The course of the game is affected by whether it is played remotely or together. If it is designed to be played together, you can use props. This is unlikely in the case when it comes to remote playing. The number of players also has an impact on design. You should consider whether the feedback is given face to face, in writing, or if there will be a separate debriefing for feedback.
The duration of the game is rarely known during the planning stage. This is why you should consider how much time can be used for playing. The difficulty of the game should be thought about while designing. Do you want a quick and easy game or one with some challenge?
Game tasks must be designed according to the target audience. You should employ audiovisual materials, like images, videos, and sounds, when designing tasks. These will make the game more interesting.
Videos and sounds do not need to be professional – you can make them yourself. The message is what matters, not how elaborately they are made. An ordinary cell phone suffices, resulting in an easily designed, implemented, and played game.
It is also worthwhile to consider if the content of the game can be used later in other contexts. The same game can work from one year to another, so it will not be a one-time project that gets left to collect dust.
Materials created during the game can be used for marketing or other purposes. One task can involve taking photographs, which can then be used on social media. In one case, a theme park needed a name for a new ride, so the game involved a task for coming up with one.
This should not of course be the primary goal, but it is smart to consider such things during design. In this way, you can get two birds with one stone.
Important elements of game design
Game design utilizes familiar gaming elements, such as levels, scores, and cooperation, which challenge the player to progress and develop. Many are sworn supporters of the code lock.
The code lock means locking a task behind three numbers, which must be arranged in the correct order. The task gives hints. Sometimes the hints are hidden in earlier tasks, so the player needs to go back.
Another popular task is taking pictures of post-it notes. The player can be asked for example to come up with inspiring quotes on post-it notes and take pictures of them.
“What unites people? Armies? Gold? Flags? Stories. There’s nothing in the world more powerful than a good story.
Nothing can stop it. No enemy can defeat it.”
– Tyrion Lannister, Game of Thrones
Story-telling is one of if not the most impressive element of gamification. People have loved stories since the dawn of their time, gathering around the fire to hear them. There is something magical about a good story. It hooks you in.
And so do games. There must be a thread that runs through the game and takes the players from one task to another. At its simplest, it is a story around which the tasks are built.
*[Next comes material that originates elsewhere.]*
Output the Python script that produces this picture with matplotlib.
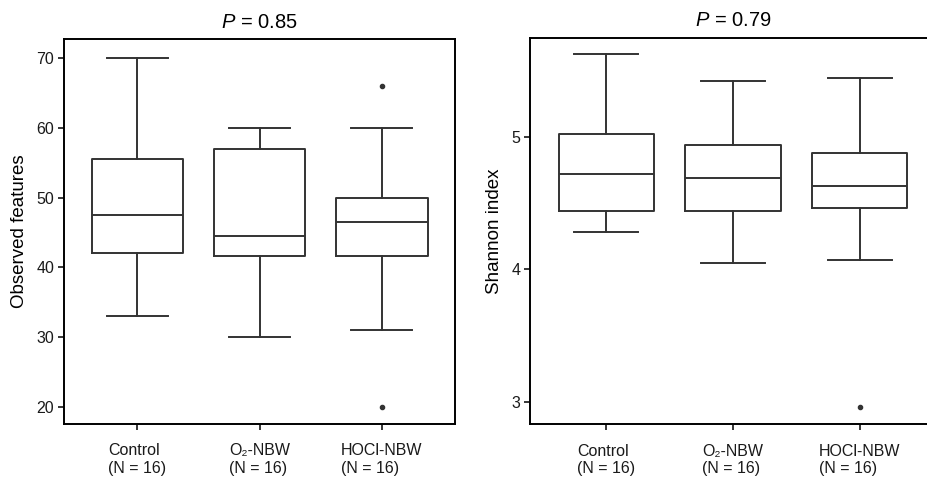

In the world of business, this could be for instance “My day in this profession”, where the player experiences different things during one day.
Game design is like putting together a puzzle. You need to have the whole picture before starting to work on the individual pieces.
The key is to think about objectives and about what people are genuinely interested in. Then the game can be designed, using familiar elements from other games. This creates the magic of the game that can be felt and that gets players excited.